[Written instruction]: Filter the entries below, keeping every line that has the word "this".

[Supplied information]:
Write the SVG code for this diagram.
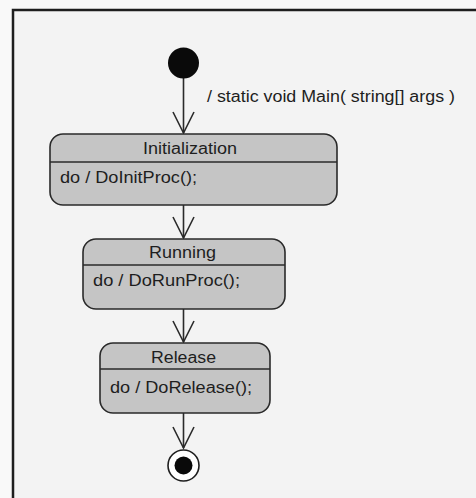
<svg xmlns="http://www.w3.org/2000/svg" width="476" height="498" viewBox="0 0 476 498">
  <style>
    .state { fill: #c5c5c5; stroke: #2a2a2a; stroke-width: 1.6; }
    .divider { stroke: #2a2a2a; stroke-width: 1.6; }
    .label { font-family: "Liberation Sans", Arial, sans-serif; font-size: 16px; fill: #1e1e1e; }
    .edge { stroke: #2a2a2a; stroke-width: 1.6; fill: none; marker-end: url(#open-arrow); }
  </style>
  <defs>
    <marker id="open-arrow" viewBox="0 0 24 24" refX="22" refY="12" markerWidth="24" markerHeight="24" markerUnits="userSpaceOnUse" orient="auto">
      <path d="M1,1.5 L22,12 L1,22.5" fill="none" stroke="#2a2a2a" stroke-width="1.6"/>
    </marker>
  </defs>

  <!-- page and frame -->
  <rect x="0" y="0" width="476" height="498" fill="#f9f9f9"/>
  <rect x="13" y="10" width="480" height="500" fill="#f3f3f3" stroke="#1e1e1e" stroke-width="2.5"/>

  <!-- transitions -->
  <g id="connectors">
    <line class="edge" x1="183.5" y1="78" x2="183.5" y2="133"/>
    <line class="edge" x1="183.5" y1="205" x2="183.5" y2="238"/>
    <line class="edge" x1="183.5" y1="309" x2="183.5" y2="342"/>
    <line class="edge" x1="183.5" y1="413" x2="183.5" y2="448"/>
    <text class="label" x="207" y="102" textLength="248" lengthAdjust="spacingAndGlyphs">/ static void Main( string[] args )</text>
  </g>

  <g id="initial">
    <circle cx="183.5" cy="63" r="15.5" fill="#0a0a0a"/>
  </g>

  <g id="initialization">
    <rect class="state" x="50" y="134" width="287" height="71" rx="13"/>
    <line class="divider" x1="50" y1="162" x2="337" y2="162"/>
    <text class="label" x="190" y="154" text-anchor="middle" textLength="94" lengthAdjust="spacingAndGlyphs">Initialization</text>
    <text class="label" x="60" y="183" textLength="137" lengthAdjust="spacingAndGlyphs">do / DoInitProc();</text>
  </g>

  <g id="running">
    <rect class="state" x="83" y="239" width="202" height="70" rx="13"/>
    <line class="divider" x1="83" y1="265" x2="285" y2="265"/>
    <text class="label" x="182.5" y="258" text-anchor="middle" textLength="67" lengthAdjust="spacingAndGlyphs">Running</text>
    <text class="label" x="93" y="286" textLength="147" lengthAdjust="spacingAndGlyphs">do / DoRunProc();</text>
  </g>

  <g id="release">
    <rect class="state" x="100" y="343" width="170" height="70" rx="13"/>
    <line class="divider" x1="100" y1="369" x2="270" y2="369"/>
    <text class="label" x="183.5" y="363" text-anchor="middle" textLength="65" lengthAdjust="spacingAndGlyphs">Release</text>
    <text class="label" x="110" y="393" textLength="142" lengthAdjust="spacingAndGlyphs">do / DoRelease();</text>
  </g>

  <g id="final">
    <circle cx="183.5" cy="465.5" r="15.5" fill="#ffffff" stroke="#1e1e1e" stroke-width="1.6"/>
    <circle cx="183.5" cy="465.5" r="9" fill="#0a0a0a"/>
  </g>
</svg>
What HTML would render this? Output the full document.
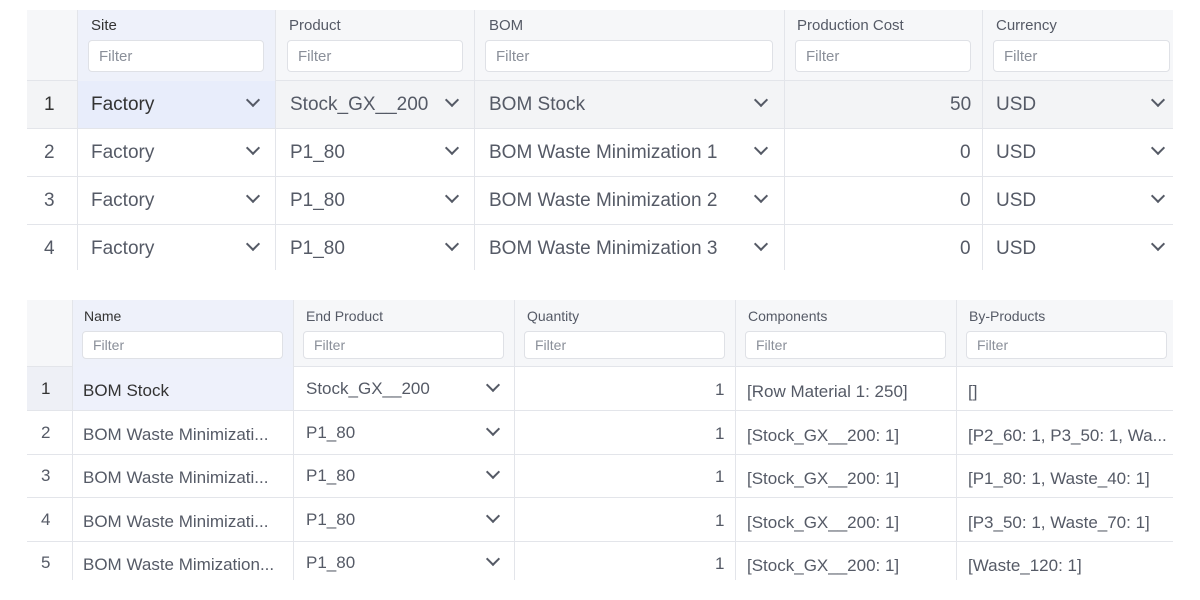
<!DOCTYPE html><html><head><style>
body{margin:0;width:1200px;height:600px;background:#fff;position:relative;overflow:hidden;font-family:"Liberation Sans",sans-serif;color:#555a66}
.a{position:absolute;box-sizing:border-box}
.t{white-space:nowrap}
.f{position:absolute;background:#fff;border:1px solid #dfe1e6;border-radius:4px;color:#8a8f99;box-sizing:border-box}
.chev{position:absolute;width:8px;height:8px;border-right:2px solid #555a66;border-bottom:2px solid #555a66;transform:rotate(45deg);margin-top:-3px}
</style></head><body>
<div class="a" style="left:27px;top:10px;width:1146px;height:71px;background:#f6f7f9;border-bottom:1px solid #e3e5ea"></div>
<div class="a" style="left:77px;top:10px;width:199px;height:71px;background:#eef1fa"></div>
<div class="a" style="left:27px;top:81px;width:1146px;height:48px;background:#f3f4f6"></div>
<div class="a" style="left:77px;top:81px;width:199px;height:48px;background:#e8edfb"></div>
<div class="a" style="left:27px;top:128px;width:1146px;height:1px;background:#e3e5ea"></div>
<div class="a" style="left:27px;top:176px;width:1146px;height:1px;background:#e3e5ea"></div>
<div class="a" style="left:27px;top:224px;width:1146px;height:1px;background:#e3e5ea"></div>
<div class="a" style="left:77px;top:10px;width:1px;height:260px;background:#e3e5ea"></div>
<div class="a" style="left:275px;top:10px;width:1px;height:260px;background:#e3e5ea"></div>
<div class="a" style="left:474px;top:10px;width:1px;height:260px;background:#e3e5ea"></div>
<div class="a" style="left:784px;top:10px;width:1px;height:260px;background:#e3e5ea"></div>
<div class="a" style="left:982px;top:10px;width:1px;height:260px;background:#e3e5ea"></div>
<div class="a t" style="left:91px;top:17px;font-size:15px;color:#333">Site</div>
<div class="a t" style="left:289px;top:17px;font-size:15px">Product</div>
<div class="a t" style="left:489px;top:17px;font-size:15px">BOM</div>
<div class="a t" style="left:797px;top:17px;font-size:15px">Production Cost</div>
<div class="a t" style="left:996px;top:17px;font-size:15px">Currency</div>
<div class="f" style="left:88px;top:40px;width:176px;height:32px;padding:7px 10px;font-size:15px">Filter</div>
<div class="f" style="left:287px;top:40px;width:176px;height:32px;padding:7px 10px;font-size:15px">Filter</div>
<div class="f" style="left:485px;top:40px;width:288px;height:32px;padding:7px 10px;font-size:15px">Filter</div>
<div class="f" style="left:795px;top:40px;width:176px;height:32px;padding:7px 10px;font-size:15px">Filter</div>
<div class="f" style="left:993px;top:40px;width:177px;height:32px;padding:7px 10px;font-size:15px">Filter</div>
<div style="position:absolute;left:0;top:0;font-size:19px">
<div class="a t" style="left:44px;top:94px;color:#333">1</div><div class="a t" style="left:91px;top:94px;color:#333">Factory</div><div class="a t" style="left:290px;top:94px">Stock_GX__200</div><div class="a t" style="left:489px;top:94px">BOM Stock</div><div class="a t" style="left:950px;top:94px">50</div><div class="a t" style="left:996px;top:94px">USD</div>
<div class="a t" style="left:44px;top:142px">2</div><div class="a t" style="left:91px;top:142px">Factory</div><div class="a t" style="left:290px;top:142px">P1_80</div><div class="a t" style="left:489px;top:142px">BOM Waste Minimization 1</div><div class="a t" style="left:960px;top:142px">0</div><div class="a t" style="left:996px;top:142px">USD</div>
<div class="a t" style="left:44px;top:190px">3</div><div class="a t" style="left:91px;top:190px">Factory</div><div class="a t" style="left:290px;top:190px">P1_80</div><div class="a t" style="left:489px;top:190px">BOM Waste Minimization 2</div><div class="a t" style="left:960px;top:190px">0</div><div class="a t" style="left:996px;top:190px">USD</div>
<div class="a t" style="left:44px;top:238px">4</div><div class="a t" style="left:91px;top:238px">Factory</div><div class="a t" style="left:290px;top:238px">P1_80</div><div class="a t" style="left:489px;top:238px">BOM Waste Minimization 3</div><div class="a t" style="left:960px;top:238px">0</div><div class="a t" style="left:996px;top:238px">USD</div>
</div>
<div class="chev" style="left:248px;top:98px"></div><div class="chev" style="left:447px;top:98px"></div><div class="chev" style="left:756px;top:98px"></div><div class="chev" style="left:1153px;top:98px"></div>
<div class="chev" style="left:248px;top:146px"></div><div class="chev" style="left:447px;top:146px"></div><div class="chev" style="left:756px;top:146px"></div><div class="chev" style="left:1153px;top:146px"></div>
<div class="chev" style="left:248px;top:194px"></div><div class="chev" style="left:447px;top:194px"></div><div class="chev" style="left:756px;top:194px"></div><div class="chev" style="left:1153px;top:194px"></div>
<div class="chev" style="left:248px;top:242px"></div><div class="chev" style="left:447px;top:242px"></div><div class="chev" style="left:756px;top:242px"></div><div class="chev" style="left:1153px;top:242px"></div>

<div class="a" style="left:27px;top:300px;width:1146px;height:67px;background:#f6f7f9;border-bottom:1px solid #e3e5ea"></div>
<div class="a" style="left:72px;top:300px;width:221px;height:67px;background:#eef1fa"></div>
<div class="a" style="left:27px;top:367px;width:45px;height:43px;background:#eef0f6"></div>
<div class="a" style="left:72px;top:367px;width:221px;height:43px;background:#eef1fb"></div>
<div class="a" style="left:27px;top:410px;width:1146px;height:1px;background:#e3e5ea"></div>
<div class="a" style="left:27px;top:454px;width:1146px;height:1px;background:#e3e5ea"></div>
<div class="a" style="left:27px;top:497px;width:1146px;height:1px;background:#e3e5ea"></div>
<div class="a" style="left:27px;top:541px;width:1146px;height:1px;background:#e3e5ea"></div>
<div class="a" style="left:72px;top:300px;width:1px;height:280px;background:#e3e5ea"></div>
<div class="a" style="left:293px;top:300px;width:1px;height:280px;background:#e3e5ea"></div>
<div class="a" style="left:514px;top:300px;width:1px;height:280px;background:#e3e5ea"></div>
<div class="a" style="left:735px;top:300px;width:1px;height:280px;background:#e3e5ea"></div>
<div class="a" style="left:956px;top:300px;width:1px;height:280px;background:#e3e5ea"></div>
<div style="position:absolute;left:0;top:0;font-size:14px">
<div class="a t" style="left:84px;top:308px;color:#333">Name</div><div class="a t" style="left:306px;top:308px">End Product</div><div class="a t" style="left:527px;top:308px">Quantity</div><div class="a t" style="left:748px;top:308px">Components</div><div class="a t" style="left:969px;top:308px">By-Products</div>
</div>
<div class="f" style="left:82px;top:331px;width:201px;height:28px;padding:5px 10px;font-size:14px">Filter</div>
<div class="f" style="left:303px;top:331px;width:201px;height:28px;padding:5px 10px;font-size:14px">Filter</div>
<div class="f" style="left:524px;top:331px;width:201px;height:28px;padding:5px 10px;font-size:14px">Filter</div>
<div class="f" style="left:745px;top:331px;width:201px;height:28px;padding:5px 10px;font-size:14px">Filter</div>
<div class="f" style="left:966px;top:331px;width:201px;height:28px;padding:5px 10px;font-size:14px">Filter</div>
<div style="position:absolute;left:0;top:0;font-size:17px">
<div class="a t" style="left:41px;top:379px;color:#333">1</div><div class="a t" style="left:83px;top:381px;color:#333">BOM Stock</div><div class="a t" style="left:306px;top:379px">Stock_GX__200</div><div class="a t" style="left:715px;top:380px">1</div><div class="a t" style="left:747px;top:382px">[Row Material 1: 250]</div><div class="a t" style="left:968px;top:382px">[]</div>
<div class="a t" style="left:41px;top:423px">2</div><div class="a t" style="left:83px;top:425px">BOM Waste Minimizati...</div><div class="a t" style="left:306px;top:423px">P1_80</div><div class="a t" style="left:715px;top:424px">1</div><div class="a t" style="left:747px;top:426px">[Stock_GX__200: 1]</div><div class="a t" style="left:968px;top:426px">[P2_60: 1, P3_50: 1, Wa...</div>
<div class="a t" style="left:41px;top:466px">3</div><div class="a t" style="left:83px;top:468px">BOM Waste Minimizati...</div><div class="a t" style="left:306px;top:466px">P1_80</div><div class="a t" style="left:715px;top:467px">1</div><div class="a t" style="left:747px;top:469px">[Stock_GX__200: 1]</div><div class="a t" style="left:968px;top:469px">[P1_80: 1, Waste_40: 1]</div>
<div class="a t" style="left:41px;top:510px">4</div><div class="a t" style="left:83px;top:512px">BOM Waste Minimizati...</div><div class="a t" style="left:306px;top:510px">P1_80</div><div class="a t" style="left:715px;top:511px">1</div><div class="a t" style="left:747px;top:513px">[Stock_GX__200: 1]</div><div class="a t" style="left:968px;top:513px">[P3_50: 1, Waste_70: 1]</div>
<div class="a t" style="left:41px;top:553px">5</div><div class="a t" style="left:83px;top:555px">BOM Waste Mimization...</div><div class="a t" style="left:306px;top:553px">P1_80</div><div class="a t" style="left:715px;top:554px">1</div><div class="a t" style="left:747px;top:556px">[Stock_GX__200: 1]</div><div class="a t" style="left:968px;top:556px">[Waste_120: 1]</div>
</div>
<div class="chev" style="left:488px;top:383px"></div><div class="chev" style="left:488px;top:427px"></div><div class="chev" style="left:488px;top:470px"></div><div class="chev" style="left:488px;top:514px"></div><div class="chev" style="left:488px;top:557px"></div>
</body></html>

[Finished task]:
Write the SVG code for this diagram.
What HTML would render this? Output the full document.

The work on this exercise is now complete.